Though their marketing potential was pretty limited in Brazil, the star-studded nature of their side meant that Santos had huge global appeal though, unlike today, the only real contact most people had was in the form of short newspaper articles or maybe the odd film clip.
So in order to meet the demand Santos and Pelé hit the road and between May and July of 1959, took part in over 20 money-spinning matches across Europe, playing to packed stadiums against the likes of Real Madrid and Barcelona.
So successful was this lucrative long haul venture that it wasn't long before Santos turned their attention to England and the first port of call on their 1962 tour was Sheffield Wednesday’s Hillsborough ground, with over 50,000 in attendance to see the home side beaten 4-2 by the South American superstars.
Santos reportedly demanded £12,000 per appearance and that figure guaranteed that Pelé would take to the field, a figure which many English clubs felt too high to justify, meaning that they often turned their attention to the continent, though some felt it was a price worth paying.
In 1969 Santos returned to England to play First Division Stoke City who were in the middle of a fixture pile-up, yet had no problem when it came to squeezing-in a friendly against a full-strength Santos side who won the game 3-2 courtesy of a Pelé wonder goal.
Three years on and Santos finally experienced the bitter taste of defeat at an English football ground when they were beaten by Third Division Aston Villa with over 55,000 fans crammed into Villa Park to see Pelé’s side go down 2-1.
Even power cuts brought about by the ongoing miners’ strike that winter couldn’t prevent a rematch at Hillsborough in February of 1972 with the game having to be played on a Wednesday afternoon under fading light as almost 40,000 people flocking to see the Owls beaten 2-0.
In the months that followed, and perhaps encouraged by the numbers that were turning out to see them, Santos would arrange exhibition matches in the USA and Hong Kong, while their last visit to England came in 1973 with lucrative games arranged against Fulham and Plymouth.
At Craven Cottage on March 12, 1973, the greatest player in the world would run out for his first and only appearance in London, opening the scoring that night from the penalty spot before the Cottagers staged a thrilling comeback thanks to goals from Alan Pinkney and Steve Earle.
Despite claiming such a huge scalp, the game was all but overshadowed by an angry dispute regarding how many people actually came through the turnstiles as, by now, Santos were not just being paid to play, but also wanted a percentage of the gate receipts too.
When Santos travelled to Plymouth a few days later, not only did they demand £2,500 up front for the appearance, but also a cut of the profits too.

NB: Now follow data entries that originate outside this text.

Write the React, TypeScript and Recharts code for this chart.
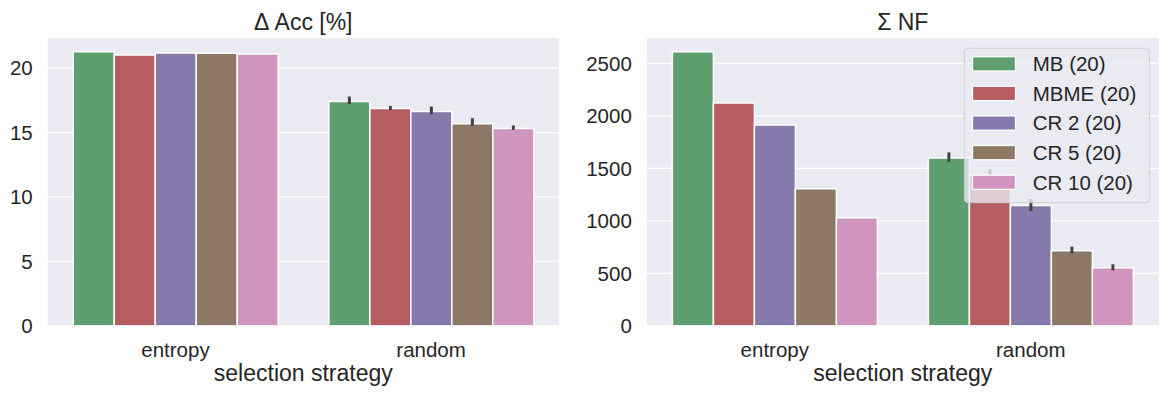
import React from 'react';
import { BarChart, Bar, XAxis, YAxis, CartesianGrid, ErrorBar } from 'recharts';

// categories on the x axis
const categories = ['entropy', 'random'];

// legend / series
const seriesNames = ['MB (20)', 'MBME (20)', 'CR 2 (20)', 'CR 5 (20)', 'CR 10 (20)'];
const seriesColors = ['#5F9E6E', '#B55D60', '#857AAB', '#8D7866', '#D095BF'];

// Δ Acc [%] per series: [entropy, random]
const accMB = [21.27, 17.41];
const accMBME = [21.03, 16.87];
const accCR2 = [21.19, 16.63];
const accCR5 = [21.17, 15.68];
const accCR10 = [21.11, 15.31];

// Δ Acc confidence intervals (random only)
const accMBCI = [null, [17.21, 17.8]];
const accMBMECI = [null, [16.76, 17.07]];
const accCR2CI = [null, [16.43, 17.02]];
const accCR5CI = [null, [15.52, 16.12]];
const accCR10CI = [null, [15.21, 15.55]];

// Σ NF per series: [entropy, random]
const nfMB = [2611, 1598];
const nfMBME = [2122, 1430];
const nfCR2 = [1913, 1145];
const nfCR5 = [1306, 715];
const nfCR10 = [1029, 553];

const nfMBCI = [null, [1563, 1652]];
const nfMBMECI = [null, [1370, 1490]];
const nfCR2CI = [null, [1093, 1207]];
const nfCR5CI = [null, [690, 753]];
const nfCR10CI = [null, [528, 585]];

const accTicks = [0, 5, 10, 15, 20];
const nfTicks = [0, 500, 1000, 1500, 2000, 2500];

const FONT = '"Liberation Sans", Arial, sans-serif';
const TEXT = '#262626';

type CI = (number[] | null)[];

function buildRows(values: number[][], cis: CI[]) {
  return categories.map((cat, i) => {
    const row: Record<string, any> = { cat };
    values.forEach((v, s) => {
      row[`s${s}`] = v[i];
      const c = cis[s][i];
      row[`e${s}`] = c ? [v[i] - c[0], c[1] - v[i]] : [0, 0];
    });
    return row;
  });
}

const accRows = buildRows(
  [accMB, accMBME, accCR2, accCR5, accCR10],
  [accMBCI, accMBMECI, accCR2CI, accCR5CI, accCR10CI]
);
const nfRows = buildRows(
  [nfMB, nfMBME, nfCR2, nfCR5, nfCR10],
  [nfMBCI, nfMBMECI, nfCR2CI, nfCR5CI, nfCR10CI]
);

interface PanelProps {
  rows: Array<Record<string, any>>;
  left: number;
  width: number;
  yWidth: number;
  marginRight: number;
  max: number;
  ticks: number[];
}

function Panel({ rows, left, width, yWidth, marginRight, max, ticks }: PanelProps) {
  return (
    <div style={{ position: 'absolute', left, top: 0 }}>
      <BarChart
        width={width}
        height={395}
        data={rows}
        margin={{ top: 37.7, right: marginRight, left: 0, bottom: 0 }}
        barCategoryGap="10%"
        barGap={0}
      >
        <CartesianGrid vertical={false} fill="#EAEAF2" fillOpacity={1} stroke="#ffffff" strokeWidth={1.3} />
        <XAxis
          dataKey="cat"
          tickLine={false}
          axisLine={false}
          height={69.3}
          tickSize={0}
          tickMargin={17}
          interval={0}
          tick={{ fontSize: 20.5, fill: TEXT, fontFamily: FONT }}
        />
        <YAxis
          type="number"
          domain={[0, max]}
          ticks={ticks}
          allowDataOverflow
          tickLine={false}
          axisLine={false}
          width={yWidth}
          tickSize={0}
          tickMargin={15}
          tick={{ fontSize: 20.5, fill: TEXT, fontFamily: FONT }}
        />
        {seriesNames.map((name, i) => (
          <Bar
            key={name}
            dataKey={`s${i}`}
            name={name}
            fill={seriesColors[i]}
            stroke="#ffffff"
            strokeWidth={1.5}
            isAnimationActive={false}
          >
            <ErrorBar dataKey={`e${i}`} width={0} stroke="#424242" strokeWidth={3} direction="y" />
          </Bar>
        ))}
      </BarChart>
    </div>
  );
}

function Overlay() {
  const rowY = (i: number) => 63.85 + i * 29.6;
  return (
    <svg
      width={1169}
      height={395}
      style={{ position: 'absolute', left: 0, top: 0, pointerEvents: 'none' }}
      fontFamily={FONT}
    >
      <text x={303.3} y={30} textAnchor="middle" fontSize={23} fill={TEXT}>Δ Acc [%]</text>
      <text x={902.8} y={30} textAnchor="middle" fontSize={23} fill={TEXT}>Σ NF</text>
      <text x={303.3} y={381} textAnchor="middle" fontSize={23} fill={TEXT}>selection strategy</text>
      <text x={902.8} y={381} textAnchor="middle" fontSize={23} fill={TEXT}>selection strategy</text>
      <rect
        x={964.3}
        y={48.3}
        width={185}
        height={154.4}
        rx={4}
        fill="rgba(234,234,242,0.8)"
        stroke="rgba(204,204,204,0.8)"
        strokeWidth={1}
      />
      {seriesNames.map((name, i) => (
        <g key={name}>
          <rect
            x={972.5}
            y={rowY(i) - 7.15}
            width={43}
            height={14.3}
            fill={seriesColors[i]}
            stroke="#ffffff"
            strokeWidth={1.3}
          />
          <text x={1032.7} y={rowY(i) + 7.3} fontSize={20.5} fill={TEXT}>{name}</text>
        </g>
      ))}
    </svg>
  );
}

export default function App() {
  return (
    <div style={{ position: 'absolute', left: 0, top: 0, width: 1169, height: 395, background: '#ffffff' }}>
      <Panel rows={accRows} left={0} width={575} yWidth={47.7} marginRight={16.1} max={22.37} ticks={accTicks} />
      <Panel rows={nfRows} left={580} width={589} yWidth={66.8} marginRight={10.2} max={2745} ticks={nfTicks} />
      <Overlay />
    </div>
  );
}
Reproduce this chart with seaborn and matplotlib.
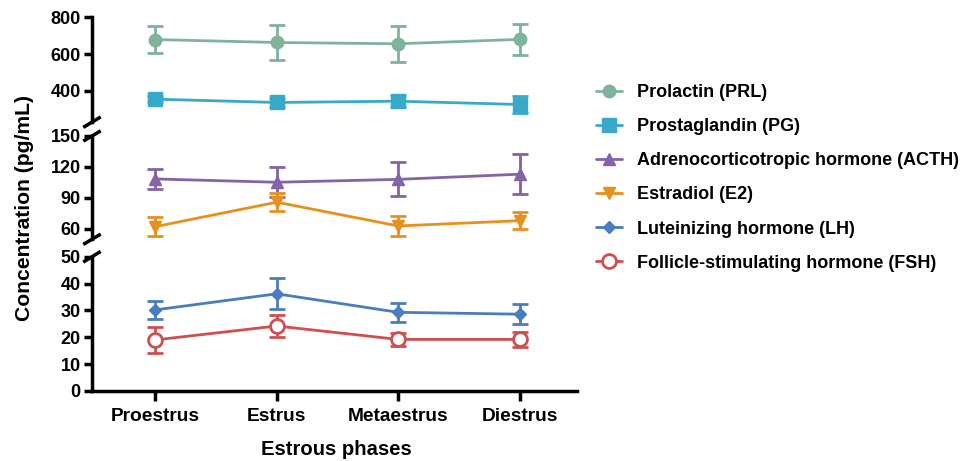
import numpy as np
import pandas as pd
import seaborn as sns
import matplotlib.pyplot as plt

phases = ['Proestrus', 'Estrus', 'Metaestrus', 'Diestrus']

prl_mean = [679, 663, 656, 680]
prl_err = [74, 96, 99, 84]
pg_mean = [355, 337, 344, 326]
pg_err = [15, 22, 33, 45]
acth_mean = [108.4, 105.2, 108.0, 113.0]
acth_err = [9.7, 14.7, 16.5, 19.4]
e2_mean = [62.2, 85.9, 62.9, 68.0]
e2_err = [9.4, 8.7, 10.0, 8.0]
lh_mean = [30.2, 36.2, 29.3, 28.6]
lh_err = [3.3, 5.8, 3.5, 3.8]
fsh_mean = [19.0, 24.2, 19.2, 19.2]
fsh_err = [4.9, 4.2, 2.5, 2.7]

series = [
    # name, mean, err, color, marker, markersize, filled, panel
    ('Prolactin (PRL)', prl_mean, prl_err, '#7fb39b', 'o', 9, True, 0),
    ('Prostaglandin (PG)', pg_mean, pg_err, '#38a9c9', 's', 10, True, 0),
    ('Adrenocorticotropic hormone (ACTH)', acth_mean, acth_err, '#8363a9', '^', 9, True, 1),
    ('Estradiol (E2)', e2_mean, e2_err, '#e8901e', 'v', 9, True, 1),
    ('Luteinizing hormone (LH)', lh_mean, lh_err, '#4a7dbd', 'D', 6, True, 2),
    ('Follicle-stimulating hormone (FSH)', fsh_mean, fsh_err, '#cf4f4f', 'o', 10, False, 2),
]

sns.set_style('ticks')
plt.rcParams['font.family'] = ['Liberation Sans', 'DejaVu Sans']
plt.rcParams['font.weight'] = 'bold'
plt.rcParams['text.color'] = 'black'
plt.rcParams['xtick.color'] = 'black'
plt.rcParams['ytick.color'] = 'black'
plt.rcParams['axes.edgecolor'] = 'black'

fig = plt.figure(figsize=(9.68, 4.61), dpi=100)
left, width = 0.095, 0.501
ax_top = fig.add_axes([left, 0.735, width, 0.9625 - 0.735])
ax_mid = fig.add_axes([left, 0.481, width, 0.705 - 0.481])
ax_bot = fig.add_axes([left, 0.152, width, 0.443 - 0.152])
axes = [ax_top, ax_mid, ax_bot]

x = np.arange(len(phases))
for name, mean, err, color, marker, ms, filled, panel in series:
    ax = axes[panel]
    df = pd.DataFrame({'x': x, 'y': mean})
    ax.errorbar(x, mean, yerr=err, fmt='none', ecolor=color, elinewidth=2,
                capsize=5.5, capthick=2, zorder=2)
    sns.lineplot(data=df, x='x', y='y', ax=ax, color=color, marker=marker,
                 markersize=ms, linewidth=2, label=name,
                 markerfacecolor=color if filled else 'white',
                 markeredgecolor=color, markeredgewidth=2 if not filled else 1,
                 zorder=3)

ax_top.set_ylim(230, 800)
ax_top.set_yticks([400, 600, 800])
ax_mid.set_ylim(50, 150)
ax_mid.set_yticks([60, 90, 120, 150])
ax_bot.set_ylim(0, 50)
ax_bot.set_yticks([0, 10, 20, 30, 40, 50])

handles, labels = [], []
for ax in axes:
    h, l = ax.get_legend_handles_labels()
    handles += h
    labels += l
    ax.get_legend().remove()
    ax.set_xlim(-0.52, 3.47)
    ax.set_xlabel('')
    ax.set_ylabel('')
    for s in ['top', 'right']:
        ax.spines[s].set_visible(False)
    ax.spines['left'].set_linewidth(2.5)
    ax.spines['bottom'].set_linewidth(2.5)
    ax.tick_params(axis='y', width=2.5, length=6, labelsize=13, pad=2)
    for t in ax.get_yticklabels():
        t.set_fontweight('bold')
    ax.patch.set_alpha(0)

for ax in [ax_top, ax_mid]:
    ax.spines['bottom'].set_visible(False)
    ax.set_xticks([])

ax_bot.set_xticks(x)
ax_bot.set_xticklabels(phases, fontsize=13.8, fontweight='bold')
ax_bot.tick_params(axis='x', width=2.5, length=7, pad=5)

# break marks on the left spine
def slash(ax, yfrac, dy):
    ax.plot([-0.018, 0.018], [yfrac - dy, yfrac + dy], transform=ax.transAxes,
            color='black', lw=2.5, clip_on=False, solid_capstyle='butt')

slash(ax_top, 0.0, 0.05)
slash(ax_mid, 1.0, 0.05)
slash(ax_mid, 0.0, 0.05)
slash(ax_bot, 1.0, 0.04)

fig.text(0.025, 0.549, 'Concentration (pg/mL)', rotation=90, ha='center',
         va='center', fontsize=15.2, fontweight='bold')
fig.text(0.347, 0.025, 'Estrous phases', ha='center', va='center',
         fontsize=14.6, fontweight='bold')

fig.legend(handles, labels, loc='upper left', bbox_to_anchor=(0.599, 0.853),
           frameon=False, handlelength=1.45, handletextpad=0.83,
           labelspacing=0.95, prop={'size': 13, 'weight': 'bold'})

plt.savefig('out.png', dpi=100)
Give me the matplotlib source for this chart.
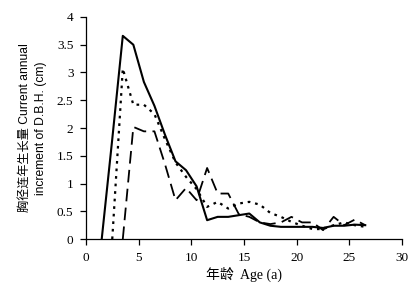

However, by now the club’s overseas money-making exploits, like their prize asset, were on their last legs.
Santos are thought to have generated around $20million from their extensive travels in the 1960s and ’70s and that 1973 tour alone saw them visit Sudan, Egypt, Germany, Belgium and France, as well as the much anticipated trips to England.
As a result, the great Pelé was a shadow of his former brilliant self and now resembled a washed-up pub singer, prepared to do anything for the money that the crowds would inevitably throw at him and his teammates by the bucketload.
Having played over 1,000 games for Santos, the owners had seen the opportunity to use his swan song with the club that he loved by using him as a cash cow in a ruthless marketing ploy that the three-time World Cup winner was more than aware of.
“My farewell on English soil was a sad one,” he wrote in his autobiography. “The ‘footballing machine’ was losing its shine. Never in my life have I had my time so filled with airports, hotels and different countries. It seemed they were determined to get a few more hundred out of me before I went.”